Lerchen (Morgentyp) stehen morgens sehr früh auf und gehen abends frühzeitig
zu Bett. Bei der Eule (Abendtyp) ist es gerade umgekehrt: Spät ins Bett,
morgens länger schlafen. Idealerweise müssten die Mitarbeitenden bereits im
Rekrutierungsprozess auf ihren Chronotyp angesprochen und Folge dessen
dauerhaft in Schichten eingeteilt werden, die ihrer biologischen Veranlagung
entsprechen. Leider wird dem Chronotyp in den meisten Unternehmen zu wenig
Beachtung geschenkt – mit fatalen Folgen für Unternehmen und die betroffenen
Mitarbeitenden: Mehr Absenzen aufgrund von Krankheit und Unfall, weniger
Produktivität, hohe Fehlerquote, Fluktuation, usw.

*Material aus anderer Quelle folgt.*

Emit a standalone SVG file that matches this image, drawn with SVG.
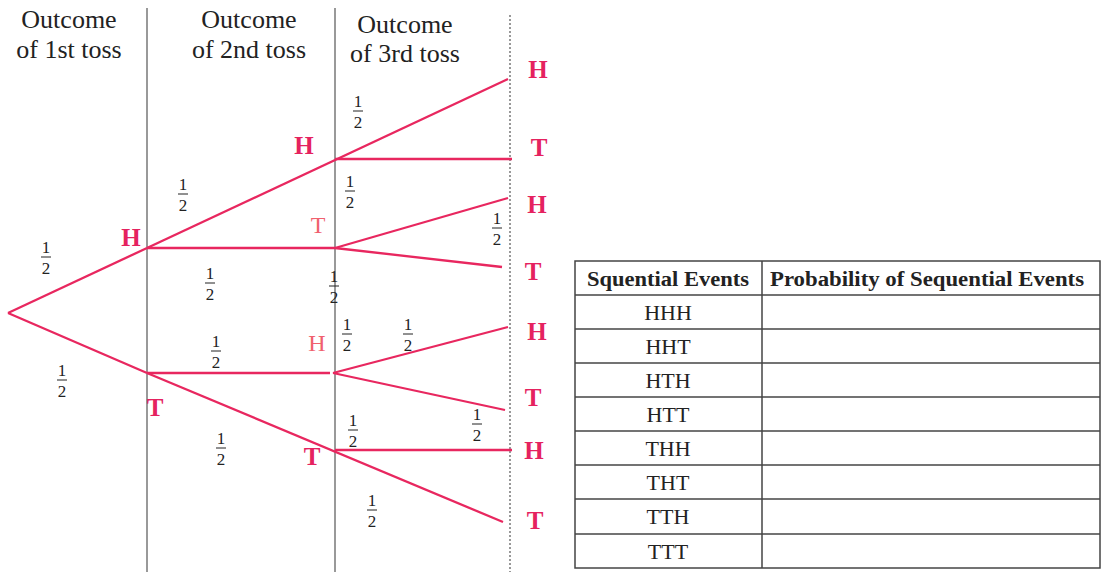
<svg xmlns="http://www.w3.org/2000/svg" width="1102" height="572" viewBox="0 0 1102 572" font-family="Liberation Serif, Times New Roman, serif">
<style>
.hdr{font-family:Liberation Serif,serif;font-size:26px;fill:#222;text-anchor:middle}
.lbl{font-family:Liberation Serif,serif;font-size:25px;font-weight:bold;fill:#e5225f;text-anchor:middle}
.lt{font-family:Liberation Serif,serif;font-size:24px;fill:#f0606e;text-anchor:middle}
.fr{font-family:Liberation Serif,serif;font-size:17px;fill:#222;text-anchor:middle}
.br{stroke:#222;stroke-width:1}
.edge{stroke:#e8275f;stroke-width:2.3;fill:none}
.col{stroke:#555;stroke-width:1.2}
.th{font-family:Liberation Serif,serif;font-size:20px;font-weight:bold;fill:#222;text-anchor:middle}
.td{font-family:Liberation Serif,serif;font-size:22px;fill:#222;text-anchor:middle}
.grid{stroke:#444;stroke-width:1.5;fill:none}
</style>
<defs>
<g id="half">
<text class="fr" x="0" y="-4">1</text>
<line class="br" x1="-5" y1="0" x2="5" y2="0"/>
<text class="fr" x="0" y="17">2</text>
</g>
</defs>
<rect width="1102" height="572" fill="#fff"/>
<g id="columns">
<line class="col" x1="147" y1="8" x2="147" y2="572"/>
<line class="col" x1="335" y1="8" x2="335" y2="572"/>
<line class="col" x1="510" y1="15" x2="510" y2="572" stroke-dasharray="2,2"/>
</g>
<g id="headers">
<text class="hdr" x="69" y="28">Outcome</text>
<text class="hdr" x="69" y="58">of 1st toss</text>
<text class="hdr" x="249" y="28">Outcome</text>
<text class="hdr" x="249" y="58">of 2nd toss</text>
<text class="hdr" x="405" y="33">Outcome</text>
<text class="hdr" x="405" y="62">of 3rd toss</text>
</g>
<g id="connectors">
<line class="edge" x1="8" y1="313" x2="147" y2="248"/>
<line class="edge" x1="8" y1="313" x2="147" y2="373"/>
<line class="edge" x1="147" y1="248" x2="508" y2="79"/>
<line class="edge" x1="147" y1="248" x2="335" y2="248"/>
<line class="edge" x1="335" y1="159" x2="512" y2="159"/>
<line class="edge" x1="335" y1="248" x2="508" y2="198"/>
<line class="edge" x1="335" y1="248" x2="502" y2="267"/>
<line class="edge" x1="147" y1="373" x2="330" y2="373"/>
<line class="edge" x1="333" y1="373" x2="508" y2="327"/>
<line class="edge" x1="333" y1="373" x2="505" y2="410"/>
<line class="edge" x1="147" y1="373" x2="503" y2="522"/>
<line class="edge" x1="335" y1="450" x2="512" y2="450"/>
</g>
<g id="node-H1"><text class="lbl" x="131" y="246">H</text></g>
<g id="node-T1"><text class="lbl" x="155" y="416">T</text></g>
<g id="node-HH"><text class="lbl" x="304" y="154">H</text></g>
<g id="node-HT"><text class="lt" x="318" y="233">T</text></g>
<g id="node-TH"><text class="lt" x="317" y="351">H</text></g>
<g id="node-TT"><text class="lbl" x="312" y="465">T</text></g>
<g id="leaf-HHH"><text class="lbl" x="538" y="78">H</text></g>
<g id="leaf-HHT"><text class="lbl" x="539" y="156">T</text></g>
<g id="leaf-HTH"><text class="lbl" x="537" y="213">H</text></g>
<g id="leaf-HTT"><text class="lbl" x="533" y="280">T</text></g>
<g id="leaf-THH"><text class="lbl" x="537" y="340">H</text></g>
<g id="leaf-THT"><text class="lbl" x="533" y="406">T</text></g>
<g id="leaf-TTH"><text class="lbl" x="534" y="459">H</text></g>
<g id="leaf-TTT"><text class="lbl" x="535" y="529">T</text></g>
<g id="probabilities">
<use href="#half" x="46" y="257"/>
<use href="#half" x="62" y="380"/>
<use href="#half" x="183" y="194"/>
<use href="#half" x="210" y="283"/>
<use href="#half" x="216" y="351"/>
<use href="#half" x="221" y="448"/>
<use href="#half" x="358" y="111"/>
<use href="#half" x="350" y="191"/>
<use href="#half" x="497" y="228"/>
<use href="#half" x="334" y="286"/>
<use href="#half" x="347" y="334"/>
<use href="#half" x="408" y="334"/>
<use href="#half" x="477" y="424"/>
<use href="#half" x="353" y="430"/>
<use href="#half" x="372" y="510"/>
</g>
<g id="table">
<rect class="grid" x="575" y="261" width="525" height="307"/>
<line class="grid" x1="762" y1="261" x2="762" y2="568"/>
<line class="grid" x1="575" y1="295" x2="1100" y2="295"/>
<line class="grid" x1="575" y1="329" x2="1100" y2="329"/>
<line class="grid" x1="575" y1="363" x2="1100" y2="363"/>
<line class="grid" x1="575" y1="397" x2="1100" y2="397"/>
<line class="grid" x1="575" y1="431" x2="1100" y2="431"/>
<line class="grid" x1="575" y1="465" x2="1100" y2="465"/>
<line class="grid" x1="575" y1="499" x2="1100" y2="499"/>
<line class="grid" x1="575" y1="534" x2="1100" y2="534"/>
<text class="th" x="668" y="286" textLength="162" lengthAdjust="spacingAndGlyphs">Squential Events</text>
<text class="th" x="927" y="286" textLength="314" lengthAdjust="spacingAndGlyphs">Probability of Sequential Events</text>
<text class="td" x="668" y="320">HHH</text>
<text class="td" x="668" y="354">HHT</text>
<text class="td" x="668" y="388">HTH</text>
<text class="td" x="668" y="422">HTT</text>
<text class="td" x="668" y="456">THH</text>
<text class="td" x="668" y="490">THT</text>
<text class="td" x="668" y="524">TTH</text>
<text class="td" x="668" y="559">TTT</text>
</g>
</svg>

Alle Arbeitgebenden wünschen sich sicherheitsbewusste, gesunde und leistungsfähige Mitarbeitende. Das setzt mitunter ausgeruhte Mitarbeitende voraus. Es ist deshalb ratsam, in ihre Gesundheit zu investieren, sie für Themen rund um den Schlaf zu sensibilisieren und für Arbeitsbedingungen zu sorgen, die nicht zu schlaflosen Nächten führen.
Zahlreiche grosse Unternehmen wie Google und Co., aber auch KMUs haben die Wichtigkeit erholter Mitarbeitenden erkannt. Sie stellen zum Beispiel Ruheräume zur Verfügung, fördern explizit Powernapping (Kurzschläfchen) oder klären ihre Arbeitnehmenden über Schlafthemen auf. Klar: Die Umsetzung liegt dann in der Eigenverantwortung jedes Einzelnen.
Ausreichend und gesunder Schlaf ist aber nicht nur aus Sicht der
Arbeitssicherheit und des Gesundheitsschutzes, sondern auch aus
volkswirtschaftlicher Perspektive wichtig. Es bleibt zu hoffen, dass
Unternehmen künftig dem Thema Schlaf mehr Aufmerksamkeit schenken und in den
Wettbewerbsvorteil «ausgeruhte Mitarbeitende» investieren.
Dieser Artikel erschien in ungekürzter Fassung erstmals im April 2019 im EKAS Mitteilungsblatt Nr. 88. Autor: Reto Etterli, Arbeitspsychologe, Präventionsangebote Suva, Luzern.